> **THE TASK**
Scan the data that follows and count the lines with the string "this"; answer with the count alone.

> **DATASET CONTENT**
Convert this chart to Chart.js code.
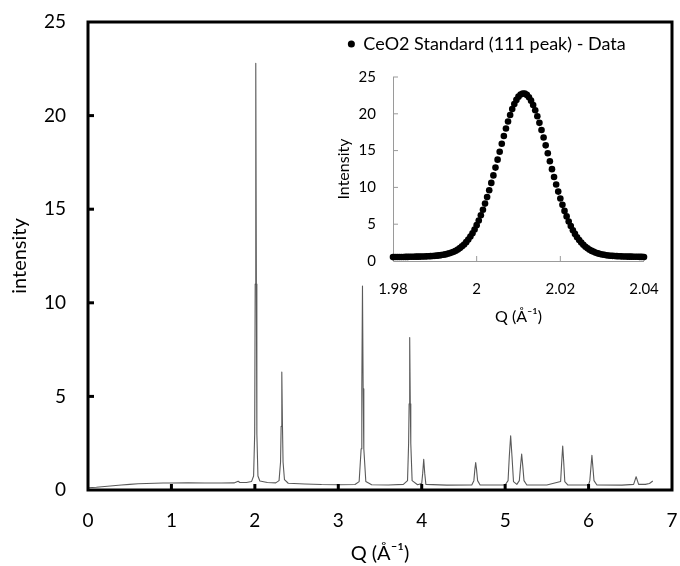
<!DOCTYPE html>
<html lang="en">
<head>
  <meta charset="UTF-8" />
  <title>CeO2 Standard – diffraction pattern</title>
  <script src="https://cdn.jsdelivr.net/npm/chart.js"></script>
  <style>
    html, body { margin: 0; padding: 0; background: #fff; }
    #wrap { position: relative; width: 680px; height: 566px; }
    #mainChart { position: absolute; left: 0; top: 0; }
    #insetChart { position: absolute; left: 330px; top: 25px; }
  </style>
</head>
<body>
  <div id="wrap">
    <canvas id="mainChart" width="680" height="566"></canvas>
    <canvas id="insetChart" width="340" height="305"></canvas>
  </div>

  <script>
    // full pattern (Q in 1/Å, intensity)
    const specQ = [
      0.00, 0.10, 0.20, 0.30, 0.40, 0.50, 0.60, 0.70, 0.80, 0.90, 1.00, 1.20, 1.40, 1.60, 1.75, 1.80, 1.82, 1.90, 1.96,
      1.985, 1.998, 2.004, 2.011, 2.018, 2.024, 2.037, 2.06, 2.15, 2.25,
      2.29, 2.308, 2.315, 2.323, 2.331, 2.338, 2.355, 2.40, 2.60, 2.80, 3.00, 3.20,
      3.25, 3.274, 3.282, 3.29, 3.298, 3.306, 3.33, 3.40, 3.60, 3.78,
      3.83, 3.843, 3.849, 3.856, 3.863, 3.869, 3.885, 3.95,
      4.00, 4.012, 4.024, 4.036, 4.05, 4.30, 4.60,
      4.625, 4.637, 4.647, 4.657, 4.67, 4.70, 5.00,
      5.035, 5.05, 5.066, 5.082, 5.10, 5.14,
      5.17, 5.185, 5.198, 5.211, 5.226, 5.26, 5.50,
      5.665, 5.678, 5.69, 5.702, 5.715, 5.75, 6.00,
      6.015, 6.028, 6.04, 6.052, 6.065, 6.10, 6.40,
      6.54, 6.555, 6.57, 6.585, 6.60, 6.68, 6.73, 6.77
    ];
    const specI = [
      0.12, 0.15, 0.19, 0.23, 0.27, 0.30, 0.33, 0.35, 0.36, 0.37, 0.37, 0.38, 0.37, 0.37, 0.38, 0.47, 0.40, 0.40, 0.45,
      0.75, 3.0, 11.0, 22.8, 11.0, 3.0, 0.75, 0.48, 0.40, 0.38,
      0.50, 1.5, 3.4, 6.3, 3.4, 1.5, 0.55, 0.36, 0.32, 0.29, 0.28, 0.29,
      0.45, 2.2, 5.4, 10.9, 5.4, 2.2, 0.45, 0.28, 0.27, 0.30,
      0.50, 2.5, 4.6, 8.15, 4.6, 2.5, 0.50, 0.28,
      0.35, 0.90, 1.64, 0.90, 0.30, 0.26, 0.27,
      0.50, 1.10, 1.46, 1.10, 0.50, 0.27, 0.27,
      0.50, 1.80, 2.90, 1.80, 0.45, 0.30,
      0.50, 1.30, 1.92, 1.30, 0.50, 0.27, 0.27,
      0.45, 1.50, 2.35, 1.50, 0.45, 0.27, 0.27,
      0.50, 1.20, 1.85, 1.20, 0.50, 0.27, 0.26,
      0.30, 0.50, 0.71, 0.50, 0.30, 0.30, 0.35, 0.48
    ];

    // inset: CeO2 (111) peak
    const insetQ = [
      1.9800, 1.9805, 1.9810, 1.9815, 1.9820, 1.9825, 1.9830, 1.9835, 1.9840, 1.9845,
      1.9850, 1.9855, 1.9860, 1.9865, 1.9870, 1.9875, 1.9880, 1.9885, 1.9890, 1.9895,
      1.9900, 1.9905, 1.9910, 1.9915, 1.9920, 1.9925, 1.9930, 1.9935, 1.9940, 1.9945,
      1.9950, 1.9955, 1.9960, 1.9965, 1.9970, 1.9975, 1.9980, 1.9985, 1.9990, 1.9995,
      2.0000, 2.0005, 2.0010, 2.0015, 2.0020, 2.0025, 2.0030, 2.0035, 2.0040, 2.0045,
      2.0050, 2.0055, 2.0060, 2.0065, 2.0070, 2.0075, 2.0080, 2.0085, 2.0090, 2.0095,
      2.0100, 2.0105, 2.0110, 2.0115, 2.0120, 2.0125, 2.0130, 2.0135, 2.0140, 2.0145,
      2.0150, 2.0155, 2.0160, 2.0165, 2.0170, 2.0175, 2.0180, 2.0185, 2.0190, 2.0195,
      2.0200, 2.0205, 2.0210, 2.0215, 2.0220, 2.0225, 2.0230, 2.0235, 2.0240, 2.0245,
      2.0250, 2.0255, 2.0260, 2.0265, 2.0270, 2.0275, 2.0280, 2.0285, 2.0290, 2.0295,
      2.0300, 2.0305, 2.0310, 2.0315, 2.0320, 2.0325, 2.0330, 2.0335, 2.0340, 2.0345,
      2.0350, 2.0355, 2.0360, 2.0365, 2.0370, 2.0375, 2.0380, 2.0385, 2.0390, 2.0395,
      2.0400
    ];
    const insetI = [
      0.53, 0.54, 0.54, 0.54, 0.55, 0.55, 0.56, 0.56, 0.57, 0.57,
      0.58, 0.59, 0.59, 0.60, 0.61, 0.62, 0.63, 0.65, 0.66, 0.68,
      0.70, 0.73, 0.76, 0.80, 0.85, 0.90, 0.97, 1.05, 1.15, 1.26,
      1.40, 1.57, 1.76, 1.99, 2.25, 2.56, 2.92, 3.32, 3.78, 4.29,
      4.87, 5.51, 6.21, 6.97, 7.80, 8.68, 9.62, 10.61, 11.63, 12.69,
      13.77, 14.85, 15.93, 16.98, 18.00, 18.95, 19.84, 20.64, 21.33, 21.89,
      22.33, 22.62, 22.76, 22.74, 22.57, 22.25, 21.79, 21.20, 20.48, 19.67,
      18.77, 17.80, 16.77, 15.71, 14.64, 13.55, 12.48, 11.42, 10.40, 9.43,
      8.50, 7.63, 6.81, 6.06, 5.37, 4.75, 4.18, 3.68, 3.23, 2.84,
      2.50, 2.20, 1.94, 1.72, 1.53, 1.37, 1.24, 1.13, 1.03, 0.95,
      0.89, 0.84, 0.79, 0.75, 0.72, 0.70, 0.68, 0.66, 0.64, 0.63,
      0.62, 0.61, 0.60, 0.59, 0.59, 0.58, 0.57, 0.57, 0.56, 0.56,
      0.55
    ];
    const insetQTicks = [1.98, 2.00, 2.02, 2.04];
    const insetLabel = "CeO2 Standard (111 peak) - Data";

    const FONT = "Lato, 'Open Sans', sans-serif";

    // draws tick marks pointing into the plot area
    function inwardTicks(ctx, chart, values, axis, len) {
      const area = chart.chartArea;
      const scale = chart.scales[axis];
      values.forEach(v => {
        const p = scale.getPixelForValue(v);
        ctx.beginPath();
        if (axis === "x") {
          ctx.moveTo(p, area.bottom);
          ctx.lineTo(p, area.bottom - len);
        } else {
          ctx.moveTo(area.left, p);
          ctx.lineTo(area.left + len, p);
        }
        ctx.stroke();
      });
    }

    // stop edge tick labels from pushing the plot area inwards
    function fixX(h) {
      return scale => { scale.height = h; scale.paddingLeft = 0; scale.paddingRight = 0; };
    }
    function fixY(w) {
      return scale => { scale.width = w; scale.paddingTop = 0; scale.paddingBottom = 0; };
    }

    const mainFrame = {
      id: "mainFrame",
      afterDraw(chart) {
        const { ctx, chartArea: a } = chart;
        ctx.save();
        ctx.strokeStyle = "#000";
        ctx.lineWidth = 3;
        ctx.strokeRect(a.left, a.top, a.right - a.left, a.bottom - a.top);
        const xs = chart.scales.x.ticks.map(t => t.value).filter(v => v > 0 && v < 7);
        const ys = chart.scales.y.ticks.map(t => t.value).filter(v => v > 0 && v < 25);
        inwardTicks(ctx, chart, xs, "x", 6);
        inwardTicks(ctx, chart, ys, "y", 6);
        ctx.restore();
      }
    };

    new Chart(document.getElementById("mainChart"), {
      type: "line",
      data: {
        datasets: [{
          data: specQ.map((q, i) => ({ x: q, y: specI[i] })),
          borderColor: "#5a5a5a",
          borderWidth: 1.1,
          borderJoinStyle: "round",
          pointRadius: 0,
          tension: 0,
          fill: false
        }]
      },
      options: {
        responsive: false,
        animation: false,
        layout: { padding: { top: 22, right: 8, left: 0, bottom: 0 } },
        plugins: { legend: { display: false }, tooltip: { enabled: false } },
        scales: {
          x: {
            type: "linear",
            min: 0, max: 7,
            ticks: { stepSize: 1, color: "#000", padding: 19, font: { family: FONT, size: 19 } },
            grid: { display: false, drawTicks: false },
            border: { display: false },
            title: { display: true, text: "Q (Å⁻¹)", color: "#000", font: { family: FONT, size: 20 }, padding: { top: 0, bottom: 0 } },
            afterFit: fixX(76)
          },
          y: {
            min: 0, max: 25,
            ticks: { stepSize: 5, color: "#000", padding: 22, font: { family: FONT, size: 19 } },
            grid: { display: false, drawTicks: false },
            border: { display: false },
            title: { display: true, text: "intensity", color: "#000", font: { family: FONT, size: 20 }, padding: { top: 8, bottom: 0 } },
            afterFit: fixY(88)
          }
        }
      },
      plugins: [mainFrame]
    });

    const insetAxes = {
      id: "insetAxes",
      beforeInit(chart) {
        // leave extra room between the legend and the plot
        const fit = chart.legend.fit;
        chart.legend.fit = function () {
          fit.bind(chart.legend)();
          this.height += 14;
        };
      },
      beforeDatasetsDraw(chart) {
        const { ctx, chartArea: a } = chart;
        ctx.save();
        ctx.strokeStyle = "#9a9a9a";
        ctx.lineWidth = 1;
        ctx.beginPath();
        ctx.moveTo(a.left + 0.5, a.top);
        ctx.lineTo(a.left + 0.5, a.bottom + 0.5);
        ctx.lineTo(a.right, a.bottom + 0.5);
        ctx.stroke();
        const xs = chart.scales.x.ticks.map(t => t.value).slice(1);
        const ys = chart.scales.y.ticks.map(t => t.value).filter(v => v > 0);
        inwardTicks(ctx, chart, xs, "x", 5);
        inwardTicks(ctx, chart, ys, "y", 5);
        ctx.restore();
      }
    };

    new Chart(document.getElementById("insetChart"), {
      type: "scatter",
      data: {
        datasets: [{
          label: insetLabel,
          data: insetQ.map((q, i) => ({ x: q, y: insetI[i] })),
          backgroundColor: "#000",
          borderColor: "#000",
          pointRadius: 3.3,
          pointBorderWidth: 0,
          pointStyle: "circle",
          clip: false
        }]
      },
      options: {
        responsive: false,
        animation: false,
        layout: { padding: { top: 0, right: 26, left: 0, bottom: 0 } },
        plugins: {
          tooltip: { enabled: false },
          legend: {
            display: true,
            labels: {
              usePointStyle: true,
              boxWidth: 6, boxHeight: 5,
              padding: 10,
              color: "#000",
              font: { family: FONT, size: 18 }
            }
          }
        },
        scales: {
          x: {
            type: "linear",
            min: 1.98, max: 2.04,
            afterBuildTicks(scale) { scale.ticks = insetQTicks.map(v => ({ value: v })); },
            ticks: {
              color: "#000", padding: 19, font: { family: FONT, size: 15 },
              callback: v => String(Math.round(v * 100) / 100)
            },
            grid: { display: false, drawTicks: false },
            border: { display: false },
            title: { display: true, text: "Q (Å⁻¹)", color: "#000", font: { family: FONT, size: 16 }, padding: { top: 0, bottom: 4 } },
            afterFit: fixX(69)
          },
          y: {
            min: 0, max: 25,
            ticks: { stepSize: 5, color: "#000", padding: 17, font: { family: FONT, size: 15 } },
            grid: { display: false, drawTicks: false },
            border: { display: false },
            title: { display: true, text: "Intensity", color: "#000", font: { family: FONT, size: 16 }, padding: { top: 4, bottom: 0 } },
            afterFit: fixY(63)
          }
        }
      },
      plugins: [insetAxes]
    });
  </script>
</body>
</html>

> **ANSWER IN FULL**
2